▶ WHAT YOU SHOULD DO
Print, without altering anything, the lines from the one that holds "Write a Python" to the one that holds "pw, ph = W - L - R, H - T - B", inclusive. No other lines belong in the output.

**** INPUT ROWS

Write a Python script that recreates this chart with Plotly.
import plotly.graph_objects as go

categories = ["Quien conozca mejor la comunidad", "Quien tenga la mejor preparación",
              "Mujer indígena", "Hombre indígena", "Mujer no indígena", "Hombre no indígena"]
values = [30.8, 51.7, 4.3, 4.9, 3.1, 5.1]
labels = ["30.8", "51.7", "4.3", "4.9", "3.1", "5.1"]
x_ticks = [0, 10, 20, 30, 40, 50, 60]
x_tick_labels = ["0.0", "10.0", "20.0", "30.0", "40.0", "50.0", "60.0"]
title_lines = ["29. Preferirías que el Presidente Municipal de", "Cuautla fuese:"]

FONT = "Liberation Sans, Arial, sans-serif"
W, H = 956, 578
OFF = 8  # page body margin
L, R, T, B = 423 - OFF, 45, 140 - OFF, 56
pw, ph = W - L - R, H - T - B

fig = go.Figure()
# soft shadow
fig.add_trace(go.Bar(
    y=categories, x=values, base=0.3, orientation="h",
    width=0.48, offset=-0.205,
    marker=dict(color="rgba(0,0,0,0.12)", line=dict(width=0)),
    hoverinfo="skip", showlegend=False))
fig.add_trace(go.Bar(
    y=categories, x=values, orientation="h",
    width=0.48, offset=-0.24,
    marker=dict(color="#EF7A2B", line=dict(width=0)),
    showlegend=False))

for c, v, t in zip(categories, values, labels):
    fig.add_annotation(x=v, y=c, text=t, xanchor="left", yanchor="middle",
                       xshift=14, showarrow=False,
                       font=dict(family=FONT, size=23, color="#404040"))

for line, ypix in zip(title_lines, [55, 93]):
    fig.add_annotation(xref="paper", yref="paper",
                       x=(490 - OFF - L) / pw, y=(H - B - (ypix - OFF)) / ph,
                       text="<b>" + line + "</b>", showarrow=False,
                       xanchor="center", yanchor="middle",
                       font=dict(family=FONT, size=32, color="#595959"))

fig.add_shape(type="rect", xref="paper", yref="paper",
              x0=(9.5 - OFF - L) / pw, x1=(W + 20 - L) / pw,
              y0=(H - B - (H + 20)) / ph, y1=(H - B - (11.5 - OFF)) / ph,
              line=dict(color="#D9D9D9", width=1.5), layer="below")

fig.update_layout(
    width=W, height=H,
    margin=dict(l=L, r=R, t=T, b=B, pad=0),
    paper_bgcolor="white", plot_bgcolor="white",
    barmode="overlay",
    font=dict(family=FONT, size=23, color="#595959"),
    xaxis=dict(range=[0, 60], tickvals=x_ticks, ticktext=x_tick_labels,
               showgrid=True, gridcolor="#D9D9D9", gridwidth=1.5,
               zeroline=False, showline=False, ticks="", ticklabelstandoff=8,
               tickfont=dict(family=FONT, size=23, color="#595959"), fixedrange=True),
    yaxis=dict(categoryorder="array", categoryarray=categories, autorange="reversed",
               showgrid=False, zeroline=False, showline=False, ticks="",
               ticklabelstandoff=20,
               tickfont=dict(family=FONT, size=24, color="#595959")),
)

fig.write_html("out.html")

********
**** INPUT ROWS

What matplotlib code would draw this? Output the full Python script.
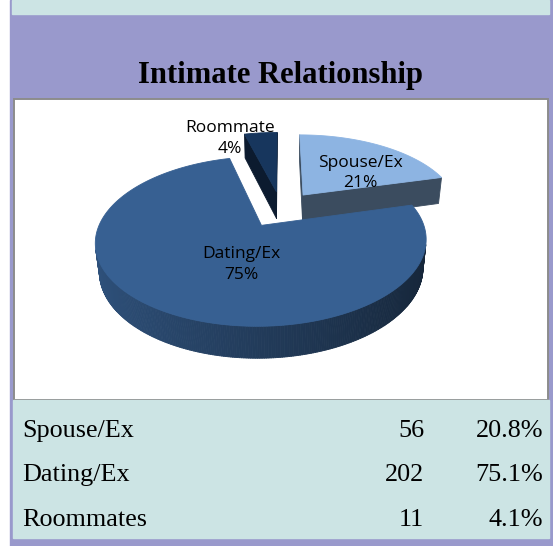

********
**** INPUT ROWS

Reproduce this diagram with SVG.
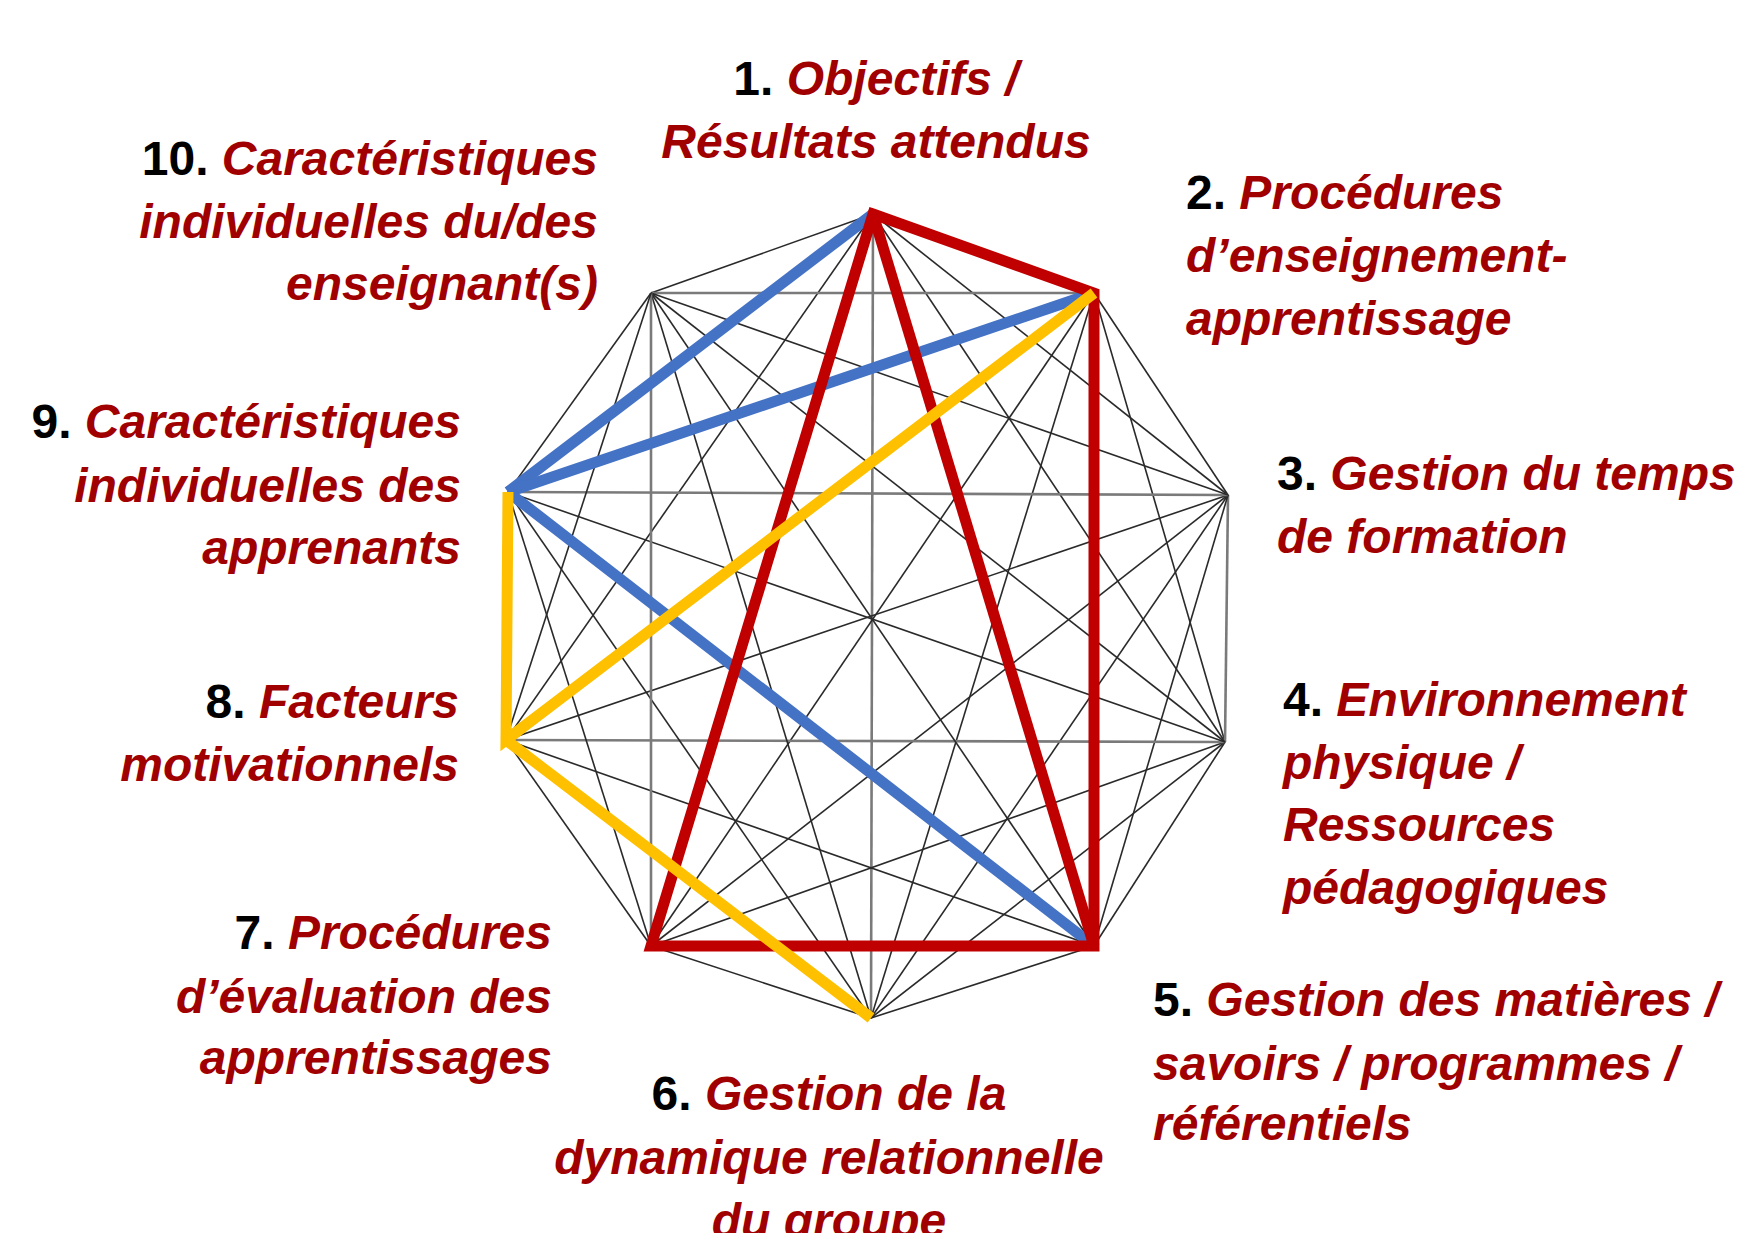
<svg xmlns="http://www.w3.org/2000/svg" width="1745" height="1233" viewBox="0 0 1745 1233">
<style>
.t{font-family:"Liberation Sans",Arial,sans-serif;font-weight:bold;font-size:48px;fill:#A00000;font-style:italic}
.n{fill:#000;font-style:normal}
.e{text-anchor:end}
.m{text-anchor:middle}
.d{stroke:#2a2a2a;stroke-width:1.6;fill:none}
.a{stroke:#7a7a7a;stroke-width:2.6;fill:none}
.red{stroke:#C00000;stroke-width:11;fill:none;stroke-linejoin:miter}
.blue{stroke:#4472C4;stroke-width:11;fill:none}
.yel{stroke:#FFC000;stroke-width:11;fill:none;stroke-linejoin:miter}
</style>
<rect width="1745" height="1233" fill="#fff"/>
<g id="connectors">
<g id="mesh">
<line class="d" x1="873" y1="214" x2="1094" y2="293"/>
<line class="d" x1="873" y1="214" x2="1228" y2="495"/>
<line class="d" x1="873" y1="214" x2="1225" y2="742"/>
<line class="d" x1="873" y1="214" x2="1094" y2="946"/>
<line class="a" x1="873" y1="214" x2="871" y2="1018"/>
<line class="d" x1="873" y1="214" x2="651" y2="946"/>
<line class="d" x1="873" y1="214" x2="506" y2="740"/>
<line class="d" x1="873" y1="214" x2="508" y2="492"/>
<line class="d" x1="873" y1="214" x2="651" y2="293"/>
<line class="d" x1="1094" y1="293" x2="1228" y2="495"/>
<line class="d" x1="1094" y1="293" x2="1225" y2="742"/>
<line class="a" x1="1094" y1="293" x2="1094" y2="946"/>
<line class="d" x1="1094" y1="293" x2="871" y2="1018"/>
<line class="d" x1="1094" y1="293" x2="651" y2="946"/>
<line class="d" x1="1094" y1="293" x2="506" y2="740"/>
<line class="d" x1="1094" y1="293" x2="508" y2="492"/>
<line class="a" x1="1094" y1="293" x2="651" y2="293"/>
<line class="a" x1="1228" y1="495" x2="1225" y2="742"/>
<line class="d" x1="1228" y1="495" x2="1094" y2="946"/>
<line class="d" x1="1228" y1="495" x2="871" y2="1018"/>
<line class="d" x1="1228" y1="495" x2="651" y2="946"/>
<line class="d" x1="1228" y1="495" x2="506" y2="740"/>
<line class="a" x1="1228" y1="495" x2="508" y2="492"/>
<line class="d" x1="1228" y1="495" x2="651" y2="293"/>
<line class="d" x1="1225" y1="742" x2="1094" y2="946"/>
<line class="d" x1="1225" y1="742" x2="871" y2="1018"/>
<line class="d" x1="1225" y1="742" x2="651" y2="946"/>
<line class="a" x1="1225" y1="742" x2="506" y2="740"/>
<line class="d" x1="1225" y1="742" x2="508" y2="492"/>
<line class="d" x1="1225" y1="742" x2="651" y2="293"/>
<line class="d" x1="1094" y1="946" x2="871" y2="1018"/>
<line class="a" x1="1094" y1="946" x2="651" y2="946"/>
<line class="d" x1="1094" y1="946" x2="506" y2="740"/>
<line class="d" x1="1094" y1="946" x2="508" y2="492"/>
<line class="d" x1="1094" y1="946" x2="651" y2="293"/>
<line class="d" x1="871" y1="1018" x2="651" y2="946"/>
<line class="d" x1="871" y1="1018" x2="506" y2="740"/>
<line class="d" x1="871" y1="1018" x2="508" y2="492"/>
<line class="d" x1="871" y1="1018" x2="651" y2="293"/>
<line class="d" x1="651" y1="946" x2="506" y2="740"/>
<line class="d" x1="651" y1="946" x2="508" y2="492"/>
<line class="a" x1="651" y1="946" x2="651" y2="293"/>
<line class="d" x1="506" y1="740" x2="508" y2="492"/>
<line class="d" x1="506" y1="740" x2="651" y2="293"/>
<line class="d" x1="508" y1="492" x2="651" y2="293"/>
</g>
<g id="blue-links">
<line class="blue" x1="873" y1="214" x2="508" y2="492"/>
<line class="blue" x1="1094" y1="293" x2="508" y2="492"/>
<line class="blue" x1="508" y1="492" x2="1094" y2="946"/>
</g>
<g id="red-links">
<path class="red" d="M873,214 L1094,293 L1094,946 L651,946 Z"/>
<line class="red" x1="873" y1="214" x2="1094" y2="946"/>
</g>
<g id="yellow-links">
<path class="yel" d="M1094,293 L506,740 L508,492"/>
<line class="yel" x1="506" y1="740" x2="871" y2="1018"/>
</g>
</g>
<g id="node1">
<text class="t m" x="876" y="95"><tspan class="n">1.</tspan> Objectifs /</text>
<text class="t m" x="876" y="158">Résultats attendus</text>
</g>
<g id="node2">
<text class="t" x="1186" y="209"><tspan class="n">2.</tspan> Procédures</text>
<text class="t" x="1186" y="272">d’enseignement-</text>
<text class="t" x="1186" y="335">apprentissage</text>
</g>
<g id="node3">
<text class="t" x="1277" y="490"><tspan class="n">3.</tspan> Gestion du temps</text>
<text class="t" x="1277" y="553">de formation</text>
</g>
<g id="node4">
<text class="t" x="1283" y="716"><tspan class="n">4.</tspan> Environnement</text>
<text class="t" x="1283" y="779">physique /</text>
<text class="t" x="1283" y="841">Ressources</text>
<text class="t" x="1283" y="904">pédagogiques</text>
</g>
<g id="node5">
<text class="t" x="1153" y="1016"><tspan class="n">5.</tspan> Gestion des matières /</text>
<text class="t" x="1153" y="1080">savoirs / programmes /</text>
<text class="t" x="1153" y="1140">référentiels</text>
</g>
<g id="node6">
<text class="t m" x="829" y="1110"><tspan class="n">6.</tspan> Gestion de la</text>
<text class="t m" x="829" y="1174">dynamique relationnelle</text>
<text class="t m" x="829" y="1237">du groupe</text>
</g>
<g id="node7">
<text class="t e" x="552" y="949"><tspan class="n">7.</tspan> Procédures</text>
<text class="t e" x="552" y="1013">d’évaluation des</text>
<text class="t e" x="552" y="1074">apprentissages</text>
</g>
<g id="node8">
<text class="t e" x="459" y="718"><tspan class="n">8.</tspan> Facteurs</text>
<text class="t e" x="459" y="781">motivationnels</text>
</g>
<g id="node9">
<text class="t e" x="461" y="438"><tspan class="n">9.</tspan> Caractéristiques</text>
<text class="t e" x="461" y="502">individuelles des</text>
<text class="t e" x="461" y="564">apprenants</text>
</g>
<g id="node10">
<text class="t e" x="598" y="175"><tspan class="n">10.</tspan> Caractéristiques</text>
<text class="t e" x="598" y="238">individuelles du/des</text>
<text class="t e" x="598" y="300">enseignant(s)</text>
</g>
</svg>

********

▶ COMPLETED EXERCISE
Write a Python script that recreates this chart with Plotly.
import plotly.graph_objects as go

categories = ["Quien conozca mejor la comunidad", "Quien tenga la mejor preparación",
              "Mujer indígena", "Hombre indígena", "Mujer no indígena", "Hombre no indígena"]
values = [30.8, 51.7, 4.3, 4.9, 3.1, 5.1]
labels = ["30.8", "51.7", "4.3", "4.9", "3.1", "5.1"]
x_ticks = [0, 10, 20, 30, 40, 50, 60]
x_tick_labels = ["0.0", "10.0", "20.0", "30.0", "40.0", "50.0", "60.0"]
title_lines = ["29. Preferirías que el Presidente Municipal de", "Cuautla fuese:"]

FONT = "Liberation Sans, Arial, sans-serif"
W, H = 956, 578
OFF = 8  # page body margin
L, R, T, B = 423 - OFF, 45, 140 - OFF, 56
pw, ph = W - L - R, H - T - B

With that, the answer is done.